I like my privacy. You’ll know I’m not exactly shy and I’m perfectly happy to be the life and soul of a party as long as there’s something cold and bubbly in my hand, but sometimes, like the 20s film star Greta Garbo, “I vant to be alone” except without the dodgy Swedish accent…mine I mean, not hers, hers was authentic.
Sometimes all a girl wants is to sit and sunbathe in something skimpy doing her toenails and she doesn’t need the neighbours gawping at her and the neighbour’s wives getting all upset and making threatening gestures through the bathroom window.
In short, getting total privacy in town is not always easy but I have found a combination of hedges and pear trees in the back garden really helps.
As the years pass by the privacy they provide improves as they grow. I think that’s nature at her blooming best, but it has led to a problem for me.

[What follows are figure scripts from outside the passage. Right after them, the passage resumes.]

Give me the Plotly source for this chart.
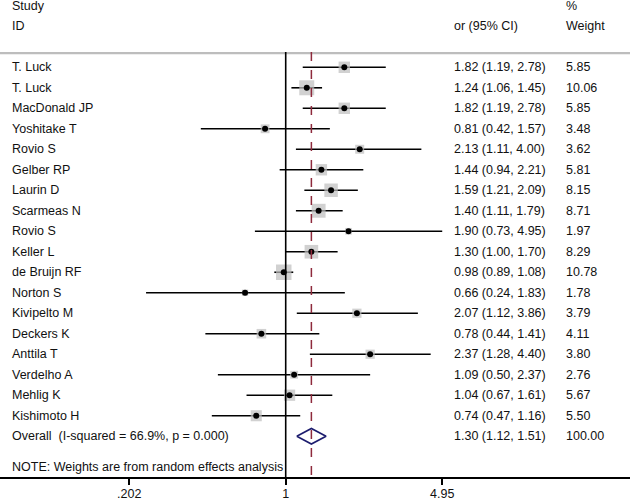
import plotly.graph_objects as go
import math

studies = ["T. Luck", "T. Luck", "MacDonald JP", "Yoshitake T", "Rovio S", "Gelber RP",
           "Laurin D", "Scarmeas N", "Rovio S", "Keller L", "de Bruijn RF", "Norton S",
           "Kivipelto M", "Deckers K", "Anttila T", "Verdelho A", "Mehlig K", "Kishimoto H"]
or_vals = [1.82, 1.24, 1.82, 0.81, 2.13, 1.44, 1.59, 1.40, 1.90, 1.30, 0.98, 0.66,
           2.07, 0.78, 2.37, 1.09, 1.04, 0.74]
ci_lo = [1.19, 1.06, 1.19, 0.42, 1.11, 0.94, 1.21, 1.11, 0.73, 1.00, 0.89, 0.24,
         1.12, 0.44, 1.28, 0.50, 0.67, 0.47]
ci_hi = [2.78, 1.45, 2.78, 1.57, 4.00, 2.21, 2.09, 1.79, 4.95, 1.70, 1.08, 1.83,
         3.86, 1.41, 4.40, 2.37, 1.61, 1.16]
weights = [5.85, 10.06, 5.85, 3.48, 3.62, 5.81, 8.15, 8.71, 1.97, 8.29, 10.78, 1.78,
           3.79, 4.11, 3.80, 2.76, 5.67, 5.50]
overall_label = "Overall\u00a0\u00a0(I-squared = 66.9%, p = 0.000)"
overall_or, overall_lo, overall_hi, overall_w = 1.30, 1.12, 1.51, 100.00
tick_vals = [0.202, 1, 4.95]
tick_text = [".202", "1", "4.95"]
note = "NOTE: Weights are from random effects analysis"

W, H = 630, 501
FONT = "Liberation Sans, Arial, sans-serif"
FS = 12.5
TXT = "#111111"

rows = list(range(1, len(studies) + 1))
ov_row = len(studies) + 1
note_row = ov_row + 1.5

y_top = 0.254
y_bot = 20.99
x_range = [-1.268, 1.528]

fig = go.Figure()

# header separator (full width, just inside top of plot area)
sep_y = y_top + 0.05
fig.add_trace(go.Scatter(x=[10 ** x_range[0], 10 ** x_range[1]], y=[sep_y, sep_y],
                         mode="lines", line=dict(color="#bdbdbd", width=2.5),
                         cliponaxis=False, hoverinfo="skip", showlegend=False))

# CI lines
lx, ly = [], []
for r, lo, hi in zip(rows, ci_lo, ci_hi):
    lx += [lo, hi, None]
    ly += [r, r, None]
fig.add_trace(go.Scatter(x=lx, y=ly, mode="lines", line=dict(color="black", width=1.6),
                         hoverinfo="skip", showlegend=False))

# weight boxes
wmax = max(weights)
sizes = [15.5 * math.sqrt(w / wmax) for w in weights]
fig.add_trace(go.Scatter(x=or_vals, y=rows, mode="markers",
                         marker=dict(symbol="square", size=sizes, color="#BDBDBD",
                                     line=dict(width=0)),
                         hoverinfo="skip", showlegend=False))
# point estimates
fig.add_trace(go.Scatter(x=or_vals, y=rows, mode="markers",
                         marker=dict(symbol="circle", size=6, color="black"),
                         hoverinfo="skip", showlegend=False))

# overall diamond
hh = 0.38
fig.add_trace(go.Scatter(x=[overall_lo, overall_or, overall_hi, overall_or, overall_lo],
                         y=[ov_row, ov_row - hh, ov_row, ov_row + hh, ov_row],
                         mode="lines", line=dict(color="#1c1c6e", width=1.6),
                         hoverinfo="skip", showlegend=False))

# reference lines
fig.add_shape(type="line", x0=1, x1=1, y0=y_top, y1=y_bot, xref="x", yref="y",
              line=dict(color="black", width=1.6))
fig.add_shape(type="line", x0=overall_or, x1=overall_or, y0=y_top, y1=y_bot, xref="x", yref="y",
              line=dict(color="#8e2a3c", width=1.5, dash="dash"))

def row_to_paper(r):
    return (y_bot - r) / (y_bot - y_top)

def txt(xpx, yrow, s):
    fig.add_annotation(x=xpx / W, y=row_to_paper(yrow), xref="paper", yref="paper", text=s,
                       showarrow=False, xanchor="left", yanchor="middle",
                       font=dict(family=FONT, size=FS, color=TXT))

x_name, x_ci, x_w = 10, 452, 564
txt(x_name, -2, "Study")
txt(x_name, -1, "ID")
txt(x_ci, -1, "or (95% CI)")
txt(x_w, -2, "%")
txt(x_w, -1, "Weight")

for r, s, o, lo, hi, w in zip(rows, studies, or_vals, ci_lo, ci_hi, weights):
    txt(x_name, r, s)
    txt(x_ci, r, f"{o:.2f} ({lo:.2f}, {hi:.2f})")
    txt(x_w, r, f"{w:.2f}")
txt(x_name, ov_row, overall_label)
txt(x_ci, ov_row, f"{overall_or:.2f} ({overall_lo:.2f}, {overall_hi:.2f})")
txt(x_w, ov_row, f"{overall_w:.2f}")
txt(x_name, note_row, note)

fig.update_layout(
    width=W, height=H,
    margin=dict(l=0, r=0, t=52, b=24),
    paper_bgcolor="white", plot_bgcolor="white",
    xaxis=dict(type="log", range=x_range, tickvals=tick_vals, ticktext=tick_text,
               showgrid=False, zeroline=False, showline=True, linecolor="black", linewidth=1.6,
               ticks="outside", ticklen=6, tickwidth=1.6, tickcolor="black",
               ticklabelstandoff=-2,
               tickfont=dict(family=FONT, size=FS, color=TXT), automargin=False),
    yaxis=dict(range=[y_bot, y_top], showgrid=False, zeroline=False, showticklabels=False,
               showline=False),
    showlegend=False,
)

fig.write_html("out.html", config={"displayModeBar": False},
               post_script="document.body.style.margin='0';document.body.style.overflow='hidden';")
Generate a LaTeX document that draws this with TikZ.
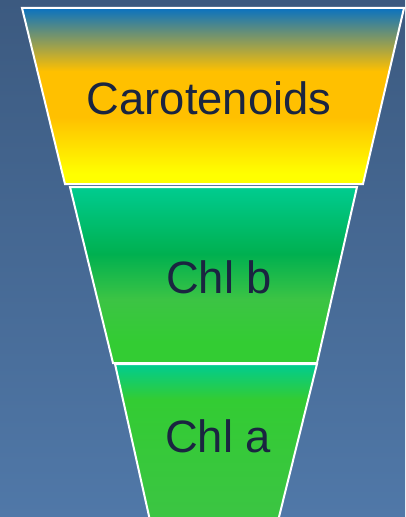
\documentclass[tikz,border=0pt]{standalone}
\usepackage{fontspec}
\setmainfont{Liberation Sans}
\usetikzlibrary{positioning}

\definecolor{bgtop}{HTML}{3C5A80}
\definecolor{bgbot}{HTML}{5078A8}
\definecolor{caroblue}{HTML}{0A72C0}
\definecolor{caroorg}{HTML}{FFC000}
\definecolor{caroyel}{HTML}{FFFF00}
\definecolor{chlteal}{HTML}{00CC90}
\definecolor{chldark}{HTML}{00B050}
\definecolor{chlmid}{HTML}{3CC444}
\definecolor{chllight}{HTML}{33CC33}
\definecolor{labeltext}{HTML}{1A2540}

\pgfdeclareverticalshading{carofill}{100bp}{color(0bp)=(caroyel); color(28bp)=(caroyel); color(44bp)=(caroorg); color(57bp)=(caroorg); color(75bp)=(caroblue); color(100bp)=(caroblue)}
\pgfdeclareverticalshading{chlbfill}{100bp}{color(0bp)=(chllight); color(31bp)=(chllight); color(43bp)=(chlmid); color(56bp)=(chldark); color(75bp)=(chlteal); color(100bp)=(chlteal)}
\pgfdeclareverticalshading{chlafill}{100bp}{color(0bp)=(chlmid); color(25bp)=(chlmid); color(64bp)=(chllight); color(75bp)=(chlteal); color(100bp)=(chlteal)}

\begin{document}
\begin{tikzpicture}[x=0.75pt, y=-0.75pt,
  layer/.style={draw=white, line width=1.5pt, line join=miter},
  pigment/.style={text=labeltext, font=\fontsize{34}{40}\selectfont, anchor=base}]
  \useasboundingbox (0,0) rectangle (405,517);
  \shade[top color=bgtop, bottom color=bgbot] (0,0) rectangle (405,517);

  % funnel layers
  \shade[layer, shading=carofill] (22,8) -- (404,8) -- (363,184) -- (65,184) -- cycle;
  \shade[layer, shading=chlbfill] (70,187) -- (357,187) -- (317,363) -- (113,363) -- cycle;
  \shade[layer, shading=chlafill] (115,364) -- (317,364) -- (277,525) -- (151,525) -- cycle;

  % labels
  \node[pigment] (caro) at (209,114) {Carotenoids};
  \node[pigment] (chlb) at (219,293) {Chl b};
  \node[pigment] (chla) at (218,452) {Chl a};
\end{tikzpicture}
\end{document}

I may not be quite as obsessed by detail as my pal Drew, but I do like to keep a tidy ship, especially if the ship is my garden, and I like to keep the trees trim, tidy and pruned…rather like me…so they will produce a ton of fruit in the summer…not at all like me. Added to which, I do like my hedges and shrubs to have neat clean lines and a bit of an edge – like an Alpha Romeo with twigs.
The thing is that means a load of work to keep them tidy and I have two problems…
Firstly, a lot of the work seems to involve ladders. I don’t do ladders and would much rather stay closely rooted to terra firma gazing at someone else up one and occasionally saying ‘oh well done’ or ‘do be careful’.
Secondly with the best will in the world, my pruning skills are a bit wibbly-wobbly, and I once decimated a small apple tree by trying to even it up so haphazardly that by the end it had stopped looking like a tree and started to resemble a broom handle. Added to this, my friend Toby who used to pop round and spend a happy hour tinkering with the two-stroke and liberally spreading privet cuttings on the ground in return for a couple of nice bottles of something, recently had the audacity to move to the country – so who can I get to keep things tidy now?
Luckily, my friend Drew pointed me at a great little tool that I hadn’t really thought of. It’s a dinky little chainsaw on the end of a long pole. and it’s called a…er…dinky little chainsaw on the end of a long pole. No, of course, it’s a tree pruner. I have to say it is pretty easy to use and incredibly useful. You can see a whole range if you click the link.
My pruning skills are not much improved and I have to think as about it but, at the very least, I can reach the parts of the trees other power tools can’t reach, and the high stuff is taken care of without me teetering desperately on an aluminium death trap; so the combination of that, a bit of care and my trusty battery powered hedge trimmer for my lower but equally important bushes, will have to do… at least until I find another Toby. See ya.